For most of its early career, the Virginia operated along the United States' East Coast with deployments to Cuba in support of the Cuban government as revolution loomed. Then in December 1907, the Virginia participated in an around-the-world cruise of Atlantic Fleet battleships, known as the "Great White Fleet." The fleet of battleships sailed around the world for two years demonstrating the United States' contemporary battle fleet and its strategic mobility and power, returning in February 1909. After the Virginia returned, it went in for an overhaul and spent the next 15 months operating off the Eastern Seaboard. It maintained its routine of operations off the East Coast, occasionally ranging into Cuban waters, until April 1913, when it was sent to Mexico, due to unrest within the country.
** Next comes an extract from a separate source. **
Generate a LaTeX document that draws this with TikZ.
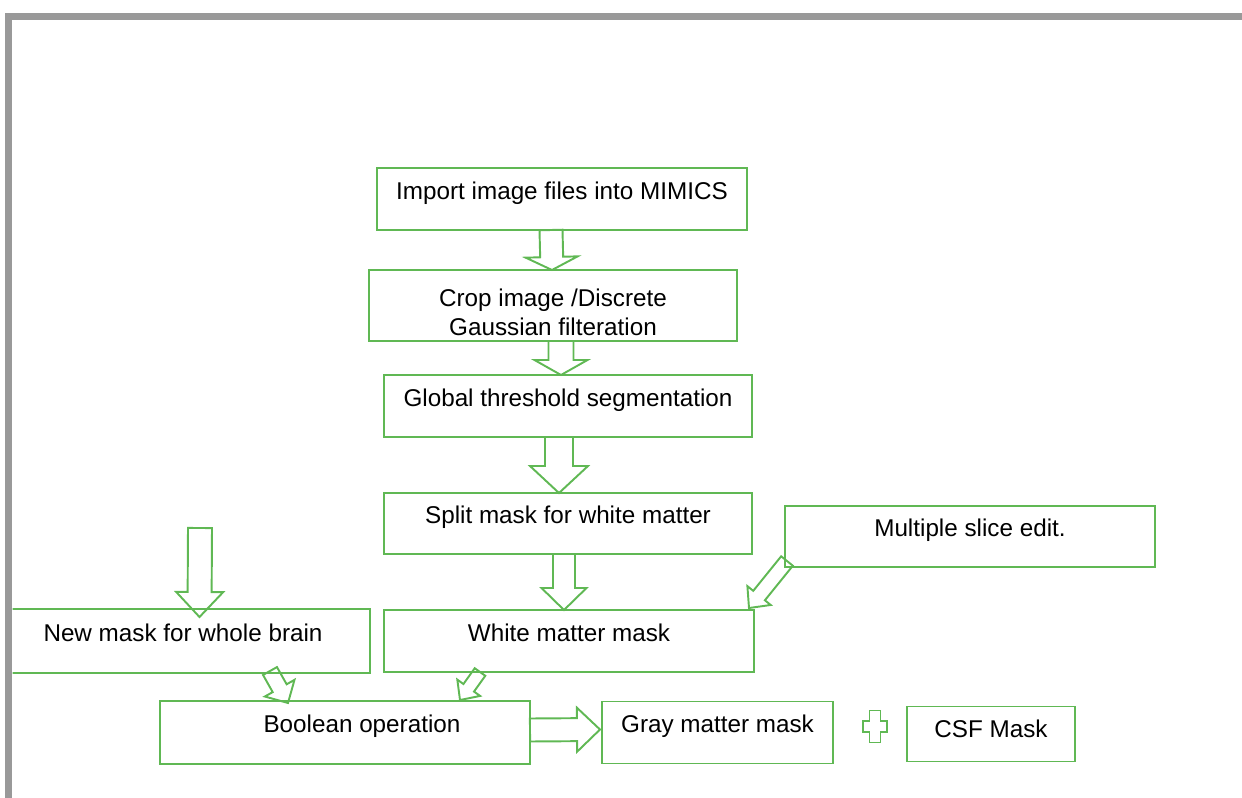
\documentclass[tikz,border=0pt]{standalone}
\usepackage{fontspec}
\setmainfont{Liberation Sans}
\usetikzlibrary{positioning,calc}

\definecolor{boxgreen}{RGB}{96,184,84}
\definecolor{framegray}{RGB}{153,153,153}

\tikzset{
  box/.style={draw=boxgreen, line width=1.1pt, rectangle, outer sep=0pt, minimum height=1.24cm,
    font=\fontsize{13.8}{16.5}\selectfont},
  lift/.style={text height=10pt, text depth=10pt},
  flow/.style={draw=boxgreen, line width=1.1pt},
  frame/.style={draw=framegray, line width=0.14cm}
}

% hollow block arrow: tail, tip, shaft half width, head half width, head length
\newcommand{\blockarrow}[5]{%
  \coordinate (ba_base) at ($(#2)!#5!(#1)$);
  \draw[flow] ($(#1)!#3!90:(#2)$) -- ($(ba_base)!#3!90:(#2)$) -- ($(ba_base)!#4!90:(#2)$) -- (#2)
    -- ($(ba_base)!#4!-90:(#2)$) -- ($(ba_base)!#3!-90:(#2)$) -- ($(#1)!#3!-90:(#2)$) -- cycle;}

\begin{document}
\begin{tikzpicture}
\useasboundingbox (0,0) rectangle (24.84,-15.96);
\begin{scope}
\clip (0.25,-0.39) rectangle (24.84,-15.96);

% main column
\node[box, lift, minimum width=7.4cm] (imp) at (11.24,-3.98) {Import image files into MIMICS};
\node[box, minimum width=7.36cm, minimum height=1.42cm, inner ysep=0pt, align=center, below=0.8cm of imp, xshift=-0.18cm] (crop)
  {\rule{0pt}{18pt}Crop image /Discrete\\Gaussian filteration};
\node[box, lift, minimum width=7.36cm, below=0.68cm of crop, xshift=0.3cm] (glob) {Global threshold segmentation};
\node[box, lift, minimum width=7.36cm, minimum height=1.22cm, below=1.12cm of glob] (split) {Split mask for white matter};
\node[box, lift, minimum width=7.4cm, below=1.12cm of split, xshift=0.02cm] (white) {White matter mask};

% side boxes
\node[box, lift, minimum width=7.4cm, minimum height=1.22cm, right=0.66cm of split, yshift=-0.26cm] (multi) {Multiple slice edit.};
\node[box, lift, minimum width=7.48cm, minimum height=1.28cm, left=0.28cm of white] (newm) {New mask for whole brain};

% bottom row
\node[box, lift, minimum width=7.4cm, minimum height=1.26cm, below=0.58cm of white, xshift=-4.48cm] (bool) {\hspace*{0.68cm}Boolean operation};
\node[box, lift, minimum width=4.62cm, right=1.44cm of bool] (graym) {Gray matter mask};
\node[box, lift, text depth=6pt, minimum width=3.36cm, minimum height=1.1cm, right=1.48cm of graym, yshift=-0.03cm] (csf) {CSF Mask};

% arrow ends
\coordinate (a1_tail) at ([xshift=-0.22cm]imp.south);
\coordinate (a1_tip) at ([xshift=-0.02cm]crop.north);
\coordinate (a2_tail) at ([xshift=0.16cm]crop.south);
\coordinate (a2_tip) at ([xshift=-0.14cm]glob.north);
\coordinate (a3_tail) at ([xshift=-0.18cm]glob.south);
\coordinate (a3_tip) at ([xshift=-0.18cm]split.north);
\coordinate (a4_tail) at ([xshift=-0.08cm]split.south);
\coordinate (a4_tip) at ([xshift=-0.1cm]white.north);
\coordinate (a5_tail) at ([xshift=0.04cm, yshift=0.12cm]multi.south west);
\coordinate (a5_tip) at ([xshift=-0.1cm, yshift=0.04cm]white.north east);
\coordinate (a6_tail) at ([xshift=-1.78cm]white.south);
\coordinate (a6_tip) at ([xshift=2.3cm, yshift=0.02cm]bool.north);
\coordinate (a7_tail) at ([xshift=1.74cm, yshift=0.04cm]newm.south);
\coordinate (a7_tip) at ([xshift=-1.14cm, yshift=-0.04cm]bool.north);
\coordinate (a8_tail) at ([xshift=0.34cm, yshift=1.62cm]newm.north);    % free end
\coordinate (a8_tip) at ([xshift=0.33cm, yshift=-0.16cm]newm.north);
\coordinate (a9_tail) at ([yshift=0.05cm]bool.east);
\coordinate (a9_tip) at ([xshift=-0.04cm, yshift=0.06cm]graym.west);
\coordinate (plus) at ([xshift=0.84cm, yshift=0.12cm]graym.east);

\blockarrow{a1_tail}{a1_tip}{0.23cm}{0.52cm}{0.26cm}
\blockarrow{a2_tail}{a2_tip}{0.25cm}{0.53cm}{0.3cm}
\blockarrow{a3_tail}{a3_tip}{0.28cm}{0.58cm}{0.54cm}
\blockarrow{a4_tail}{a4_tip}{0.22cm}{0.45cm}{0.44cm}
\blockarrow{a5_tail}{a5_tip}{0.15cm}{0.3cm}{0.32cm}
\blockarrow{a6_tail}{a6_tip}{0.13cm}{0.28cm}{0.3cm}
\blockarrow{a7_tail}{a7_tip}{0.16cm}{0.34cm}{0.34cm}
\blockarrow{a8_tail}{a8_tip}{0.24cm}{0.47cm}{0.5cm}
\blockarrow{a9_tail}{a9_tip}{0.23cm}{0.44cm}{0.46cm}

% plus sign
\draw[flow, shift={(plus)}] (-0.11,0.32) -- (0.11,0.32) -- (0.11,0.11) -- (0.24,0.11) -- (0.24,-0.11)
  -- (0.11,-0.11) -- (0.11,-0.32) -- (-0.11,-0.32) -- (-0.11,-0.11) -- (-0.24,-0.11) -- (-0.24,0.11)
  -- (-0.11,0.11) -- cycle;
\end{scope}

% window frame
\draw[frame] (0.18,-15.96) |- (24.84,-0.32);
\end{tikzpicture}
\end{document}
While war raged in Europe, the Virginia continued its routine operations, and was placed in reserve in 1916. When the United States entered World War I on April 6, 1917, the government took steps to take over all interned German merchant vessels in American ports. As part of that move, the Virginia sent boarding parties to seize the German passenger and cargo vessels, Amerika, Cincinnati, Wittekind, Koln, and Ockenfels. In early September, the Virginia joined the 3d Division, Battleship Force, Atlantic Fleet and over the next 12 months, first served as a gunnery training ship and later as 1 and 3d Division flagship. After being overhauled in the fall of 1918, the Virginia spent the remainder of the war engaged in convoy escort duties, making only one wartime mission before the armistice was signed on November 11, 1918.

When the war came to an end, troops needed to return home; therefore, a massive troop-lift commenced. The Virginia added additional messing and berthing facilities and conducted five roundtrip voyages to Brest, France, bringing home over 6,000 men. Its last troop lift ended in Boston, on Independence Day 1919.
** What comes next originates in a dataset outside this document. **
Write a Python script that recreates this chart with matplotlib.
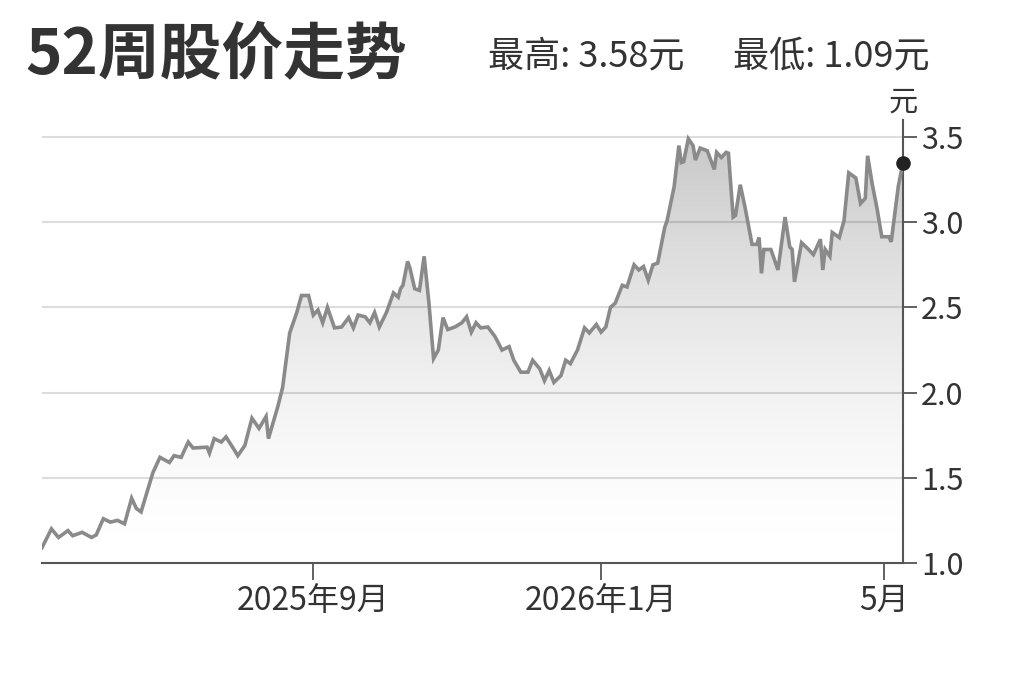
import matplotlib
matplotlib.use("Agg")
import matplotlib.pyplot as plt
import matplotlib.dates as mdates
import numpy as np
import pandas as pd

plt.rcParams['font.family'] = ['Liberation Sans Narrow', 'Noto Sans CJK SC', 'DejaVu Sans']

START = "2025-05-09"
# 距起始日的天数，以及对应收盘价（元）
days = [0, 4, 7, 11, 13, 17, 21, 23, 26, 29, 32, 35, 38, 40, 42, 47, 50, 54, 56, 59,
        62, 64, 70, 71, 73, 76, 78, 81, 83, 86, 89, 92, 95, 96, 100, 102, 105, 108, 110, 113,
        115, 117, 119, 121, 124, 127, 130, 132, 134, 137, 139, 141, 143, 146, 149, 151, 152, 153, 155, 156,
        158, 160, 162, 164, 166, 168, 170, 172, 175, 178, 180, 182, 184, 186, 189, 192, 195, 198, 200, 203,
        206, 208, 211, 213, 215, 217, 220, 222, 224, 227, 230, 232, 235, 237, 239, 241, 243, 246, 248, 251,
        253, 255, 257, 259, 261, 264, 265, 268, 270, 271, 272, 274, 276, 277, 279, 282, 285, 286, 288, 290,
        291, 293, 294, 296, 298, 301, 303, 304, 305, 306, 309, 312, 315, 317, 318, 319, 322, 325, 327, 330,
        331, 332, 334, 335, 338, 340, 342, 345, 347, 349, 350, 352, 354, 356, 359, 360, 363, 365]
price = [1.09, 1.20, 1.15, 1.19, 1.16, 1.18, 1.15, 1.165, 1.26, 1.24, 1.25, 1.23, 1.38, 1.32, 1.30, 1.53, 1.62, 1.59, 1.63, 1.62,
         1.71, 1.675, 1.68, 1.645, 1.73, 1.71, 1.74, 1.675, 1.63, 1.69, 1.85, 1.79, 1.86, 1.73, 1.92, 2.03, 2.35, 2.47, 2.57, 2.57,
         2.455, 2.485, 2.41, 2.50, 2.38, 2.385, 2.44, 2.38, 2.455, 2.445, 2.41, 2.47, 2.385, 2.47, 2.585, 2.56, 2.61, 2.63, 2.77, 2.73,
         2.61, 2.60, 2.80, 2.53, 2.20, 2.25, 2.44, 2.37, 2.385, 2.41, 2.445, 2.355, 2.41, 2.38, 2.385, 2.33, 2.25, 2.27, 2.19, 2.12,
         2.12, 2.19, 2.14, 2.07, 2.13, 2.06, 2.10, 2.19, 2.17, 2.25, 2.38, 2.35, 2.40, 2.355, 2.385, 2.50, 2.525, 2.63, 2.62, 2.75,
         2.72, 2.74, 2.66, 2.75, 2.76, 2.97, 3.01, 3.21, 3.45, 3.35, 3.355, 3.49, 3.45, 3.365, 3.435, 3.42, 3.31, 3.41, 3.38, 3.41,
         3.405, 3.03, 3.04, 3.22, 3.09, 2.87, 2.87, 2.91, 2.70, 2.84, 2.84, 2.72, 3.03, 2.855, 2.84, 2.65, 2.88, 2.84, 2.81, 2.90,
         2.72, 2.84, 2.80, 2.94, 2.91, 3.01, 3.29, 3.26, 3.11, 3.14, 3.39, 3.22, 3.08, 2.915, 2.915, 2.885, 3.21, 3.35]

tick_dates = ["2025-09-01", "2026-01-01", "2026-05-01"]
tick_labels = ["2025年9月", "2026年1月", "5月"]
y_ticks = [1.0, 1.5, 2.0, 2.5, 3.0, 3.5]
title = "52周股价走势"
hi_text = "最高: 3.58元"
lo_text = "最低: 1.09元"

DARK = "#333333"
AXIS = "#555555"

dates = pd.Timestamp(START) + pd.to_timedelta(days, unit="D")
xn = mdates.date2num(dates.to_pydatetime())
y = np.array(price)

W, H = 1023, 682
fig = plt.figure(figsize=(W / 100, H / 100), dpi=100)
ax = fig.add_axes([42 / W, 119 / H, 861 / W, 443 / H])

ymin, ymax = 1.0, 3.6

# 网格
for v in y_ticks[1:]:
    ax.axhline(v, color="#dddddd", lw=1.5, zorder=1)

# 渐变填充
poly = ax.fill_between(xn, y, ymin, color="none", lw=0, zorder=2)
clip = poly.get_paths()[0]
t = np.linspace(0, 1, 256)
rgba = np.zeros((256, 1, 4))
rgba[:, 0, 3] = 0.22 * t ** 1.5
img = ax.imshow(rgba, extent=[xn[0], xn[-1], ymin, 3.5], origin="lower",
                aspect="auto", zorder=2, interpolation="bilinear")
img.set_clip_path(clip, transform=ax.transData)

ax.plot(xn, y, color="#8a8a8a", lw=2.6, zorder=3, solid_joinstyle="miter")
ax.scatter([xn[-1]], [y[-1]], s=90, color="#222222", zorder=5, clip_on=False)

ax.set_xlim(xn[0], xn[-1])
ax.set_ylim(ymin, ymax)

for s in ["top", "left"]:
    ax.spines[s].set_visible(False)
for s in ["right", "bottom"]:
    ax.spines[s].set_color(AXIS)
    ax.spines[s].set_linewidth(1.5)

ax.yaxis.tick_right()
ax.set_yticks(y_ticks)
ax.set_yticklabels([f"{v:.1f}" for v in y_ticks])
ax.tick_params(axis="y", length=10, width=1.3, color=AXIS, pad=3, labelsize=22, labelcolor=DARK)

ax.set_xticks(mdates.date2num(pd.to_datetime(tick_dates).to_pydatetime()))
ax.set_xticklabels(tick_labels)
ax.tick_params(axis="x", length=12, width=1.3, color=AXIS, pad=4, labelsize=23, labelcolor=DARK)

fig.text(25 / W, 1 - 55 / H, title, fontsize=44.5, fontweight="bold", color=DARK,
         va="center", ha="left", family=["Noto Sans CJK SC", "DejaVu Sans"])
fig.text(488 / W, 1 - 56 / H, hi_text, fontsize=26, color=DARK, va="center", ha="left")
fig.text(733 / W, 1 - 56 / H, lo_text, fontsize=26, color=DARK, va="center", ha="left")
fig.text(903 / W, 1 - 103 / H, "元", fontsize=21, color=DARK, va="center", ha="center")

fig.savefig("out.png", dpi=100, facecolor="white")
USS virginia arrives in Boston, Massachusetts, returning troops from Europe, July 15, 1919
USS Virginia (Battleship #13) arrives in Boston, Massachusetts, returning troops from Europe, July 15, 1919. Photographed with a rotating panoramic camera. Click here for a larger image. Photo: Courtesy of Chief Boatswain Mate Edward S. Snow, USN Retired, 1972; U.S. Naval History and Heritage Command

A year later on August 13, 1920, the Virginia was decommissioned, struck from the Navy list, and then placed up for sale in July 1922. On August 6, 1923, the ship was taken off the sale list and transferred to the War Department for use as a bombing target. Weapons tests were to be conducted by the U.S. Army Air Service, under the supervision of General Billy Mitchell. On September 5, 1923, Martin NBS-1 bombers from the 2nd Bombardment Group began bombing tests on the Virginia and its sister ship, USS New Jersey. The tests occurred in the Atlantic Ocean off Diamond Shoals, North Carolina, with observers aboard the Army transport ship St. Mihiel.

Seven Martins, flying at 3,000 feet, each dropped two 1,100-pound bombs on the Virginia, but only one of them hit. That single bomb completely demolished the ship. An observer later wrote: "Both masts, the bridge, all three smokestacks, and the upper-works disappeared with the explosion and there remained, after the smoke cleared away, nothing but the bare hull, decks blown off, and covered with a mass of tangled debris from stem to stern consisting of stacks, ventilators, cage masts, and bridges." 

Within one-half hour of the cataclysmic blast, the Virginia's battered hull sank beneath the waves, and the USS New Jersey joined it shortly. Their sinking provided far-sighted naval officers with a dramatic demonstration of air power and impressed upon them the "urgent need of developing naval aviation with the fleet." As such, the service performed by the old pre-dreadnoughts may have been their most valuable.